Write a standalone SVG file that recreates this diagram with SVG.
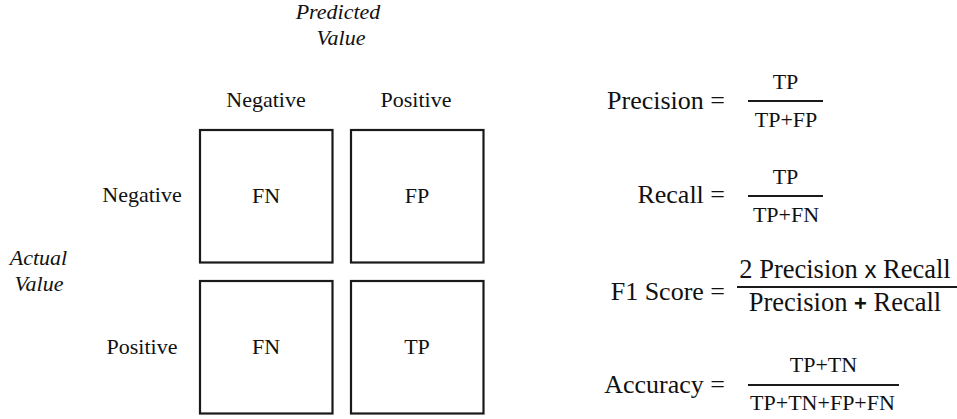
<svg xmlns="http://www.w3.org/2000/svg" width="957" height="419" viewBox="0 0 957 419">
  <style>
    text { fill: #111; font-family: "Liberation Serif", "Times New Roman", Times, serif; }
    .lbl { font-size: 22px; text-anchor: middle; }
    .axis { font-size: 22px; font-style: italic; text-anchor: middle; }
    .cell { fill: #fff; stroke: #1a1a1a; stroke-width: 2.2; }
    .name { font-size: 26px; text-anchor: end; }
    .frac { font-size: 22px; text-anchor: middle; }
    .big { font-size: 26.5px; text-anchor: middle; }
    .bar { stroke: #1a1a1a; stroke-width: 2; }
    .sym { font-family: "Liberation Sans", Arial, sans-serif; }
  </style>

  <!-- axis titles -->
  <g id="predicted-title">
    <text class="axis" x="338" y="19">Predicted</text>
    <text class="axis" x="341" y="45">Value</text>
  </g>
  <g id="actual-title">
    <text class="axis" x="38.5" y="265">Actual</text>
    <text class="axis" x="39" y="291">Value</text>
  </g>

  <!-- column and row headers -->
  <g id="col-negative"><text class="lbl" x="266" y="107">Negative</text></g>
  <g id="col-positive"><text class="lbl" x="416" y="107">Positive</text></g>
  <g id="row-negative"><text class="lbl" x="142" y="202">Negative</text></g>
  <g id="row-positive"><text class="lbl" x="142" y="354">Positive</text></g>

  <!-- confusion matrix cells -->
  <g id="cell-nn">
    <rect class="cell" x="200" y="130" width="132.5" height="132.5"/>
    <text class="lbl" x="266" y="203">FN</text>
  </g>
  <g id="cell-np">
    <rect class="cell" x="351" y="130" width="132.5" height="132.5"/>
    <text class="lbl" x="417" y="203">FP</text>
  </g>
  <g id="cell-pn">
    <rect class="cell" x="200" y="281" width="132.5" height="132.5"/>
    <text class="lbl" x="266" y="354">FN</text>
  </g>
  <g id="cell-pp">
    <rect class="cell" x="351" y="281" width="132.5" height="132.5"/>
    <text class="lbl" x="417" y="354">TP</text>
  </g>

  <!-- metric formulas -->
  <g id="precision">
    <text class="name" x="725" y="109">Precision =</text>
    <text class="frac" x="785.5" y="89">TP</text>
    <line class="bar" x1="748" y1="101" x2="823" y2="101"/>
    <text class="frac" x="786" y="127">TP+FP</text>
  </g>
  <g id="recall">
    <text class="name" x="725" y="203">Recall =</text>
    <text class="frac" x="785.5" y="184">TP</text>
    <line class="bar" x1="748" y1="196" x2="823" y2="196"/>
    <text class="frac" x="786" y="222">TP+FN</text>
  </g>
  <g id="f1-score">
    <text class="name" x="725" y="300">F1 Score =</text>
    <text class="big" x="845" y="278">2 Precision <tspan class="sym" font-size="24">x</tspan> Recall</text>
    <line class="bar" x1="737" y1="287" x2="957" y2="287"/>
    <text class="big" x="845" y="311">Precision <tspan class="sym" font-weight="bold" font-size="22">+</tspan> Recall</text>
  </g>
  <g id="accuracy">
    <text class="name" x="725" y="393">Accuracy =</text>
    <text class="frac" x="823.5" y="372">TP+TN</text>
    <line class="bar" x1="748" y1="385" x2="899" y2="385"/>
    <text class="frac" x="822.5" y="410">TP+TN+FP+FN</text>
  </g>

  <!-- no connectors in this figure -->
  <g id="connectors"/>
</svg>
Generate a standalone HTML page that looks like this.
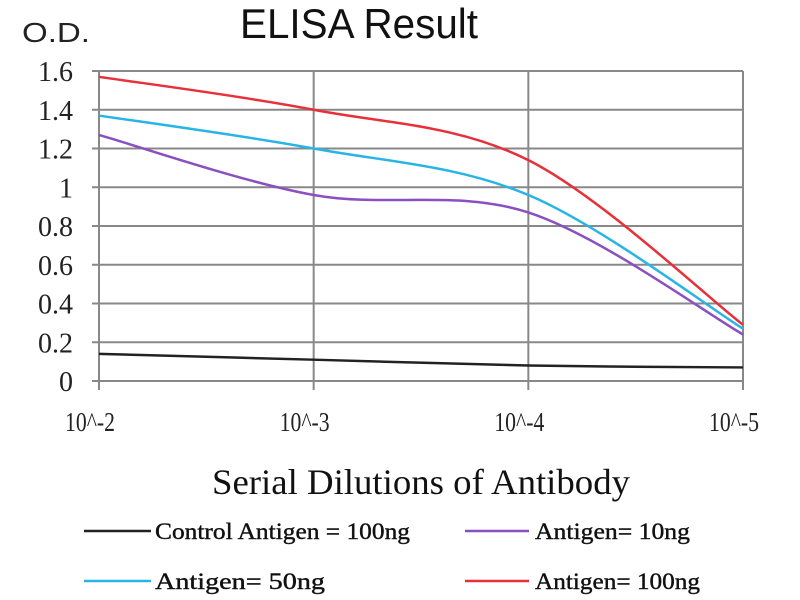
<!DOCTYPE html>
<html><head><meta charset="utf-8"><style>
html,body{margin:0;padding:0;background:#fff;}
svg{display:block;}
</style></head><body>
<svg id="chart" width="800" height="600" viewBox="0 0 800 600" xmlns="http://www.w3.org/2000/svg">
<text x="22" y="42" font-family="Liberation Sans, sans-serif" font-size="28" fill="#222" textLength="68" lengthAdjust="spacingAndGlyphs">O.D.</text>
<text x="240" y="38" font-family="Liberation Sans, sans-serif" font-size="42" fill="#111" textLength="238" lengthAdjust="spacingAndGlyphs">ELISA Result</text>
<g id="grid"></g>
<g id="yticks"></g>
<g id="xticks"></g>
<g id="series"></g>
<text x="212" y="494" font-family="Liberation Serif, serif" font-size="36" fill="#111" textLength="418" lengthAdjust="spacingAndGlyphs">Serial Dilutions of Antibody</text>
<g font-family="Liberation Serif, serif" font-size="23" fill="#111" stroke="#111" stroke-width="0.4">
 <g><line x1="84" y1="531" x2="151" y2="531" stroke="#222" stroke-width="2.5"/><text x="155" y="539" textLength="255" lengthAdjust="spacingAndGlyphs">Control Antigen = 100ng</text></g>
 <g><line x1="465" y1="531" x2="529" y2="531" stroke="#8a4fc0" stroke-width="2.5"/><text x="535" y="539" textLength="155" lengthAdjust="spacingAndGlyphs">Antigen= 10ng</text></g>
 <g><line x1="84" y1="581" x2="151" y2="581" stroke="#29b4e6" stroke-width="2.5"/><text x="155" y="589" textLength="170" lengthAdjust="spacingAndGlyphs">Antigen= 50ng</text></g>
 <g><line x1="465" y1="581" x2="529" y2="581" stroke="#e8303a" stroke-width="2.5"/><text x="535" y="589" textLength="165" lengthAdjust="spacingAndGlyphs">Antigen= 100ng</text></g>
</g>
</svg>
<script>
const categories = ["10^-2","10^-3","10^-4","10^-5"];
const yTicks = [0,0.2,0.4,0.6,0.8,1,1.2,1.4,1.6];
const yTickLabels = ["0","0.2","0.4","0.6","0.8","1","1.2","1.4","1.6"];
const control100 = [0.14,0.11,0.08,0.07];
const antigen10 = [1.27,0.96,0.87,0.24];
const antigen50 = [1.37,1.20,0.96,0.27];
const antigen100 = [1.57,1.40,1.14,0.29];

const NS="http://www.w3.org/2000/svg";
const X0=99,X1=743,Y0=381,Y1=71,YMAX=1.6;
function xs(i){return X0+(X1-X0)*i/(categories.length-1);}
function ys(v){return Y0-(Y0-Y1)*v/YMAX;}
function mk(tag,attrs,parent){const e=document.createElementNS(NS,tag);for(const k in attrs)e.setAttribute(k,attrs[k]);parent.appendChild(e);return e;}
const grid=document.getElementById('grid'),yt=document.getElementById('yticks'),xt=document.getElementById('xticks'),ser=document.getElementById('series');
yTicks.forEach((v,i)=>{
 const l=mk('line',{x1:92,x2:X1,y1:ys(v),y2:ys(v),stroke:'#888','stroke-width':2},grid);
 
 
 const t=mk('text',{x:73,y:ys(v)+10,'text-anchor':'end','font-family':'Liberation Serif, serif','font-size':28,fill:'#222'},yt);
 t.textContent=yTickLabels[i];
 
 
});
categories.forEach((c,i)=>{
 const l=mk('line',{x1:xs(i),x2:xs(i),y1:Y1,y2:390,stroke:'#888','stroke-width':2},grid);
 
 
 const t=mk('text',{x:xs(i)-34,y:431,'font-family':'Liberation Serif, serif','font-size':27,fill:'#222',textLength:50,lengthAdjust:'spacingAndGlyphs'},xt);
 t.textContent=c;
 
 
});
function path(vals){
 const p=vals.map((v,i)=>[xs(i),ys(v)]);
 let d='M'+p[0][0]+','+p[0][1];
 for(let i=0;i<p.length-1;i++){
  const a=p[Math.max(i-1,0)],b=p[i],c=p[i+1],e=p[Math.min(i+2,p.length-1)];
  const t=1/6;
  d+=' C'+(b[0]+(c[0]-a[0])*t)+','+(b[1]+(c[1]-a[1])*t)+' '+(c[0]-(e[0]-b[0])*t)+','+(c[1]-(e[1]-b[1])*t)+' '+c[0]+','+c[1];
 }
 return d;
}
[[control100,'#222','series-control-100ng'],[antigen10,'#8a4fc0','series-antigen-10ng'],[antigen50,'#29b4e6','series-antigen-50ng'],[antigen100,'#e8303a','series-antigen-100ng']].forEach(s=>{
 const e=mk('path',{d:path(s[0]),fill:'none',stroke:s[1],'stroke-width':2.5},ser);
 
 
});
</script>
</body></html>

- _GIVEN REQUEST_:
Each line that holds the string "this" counts once; give the total and nothing else.

- _FULL OUTPUT_:
3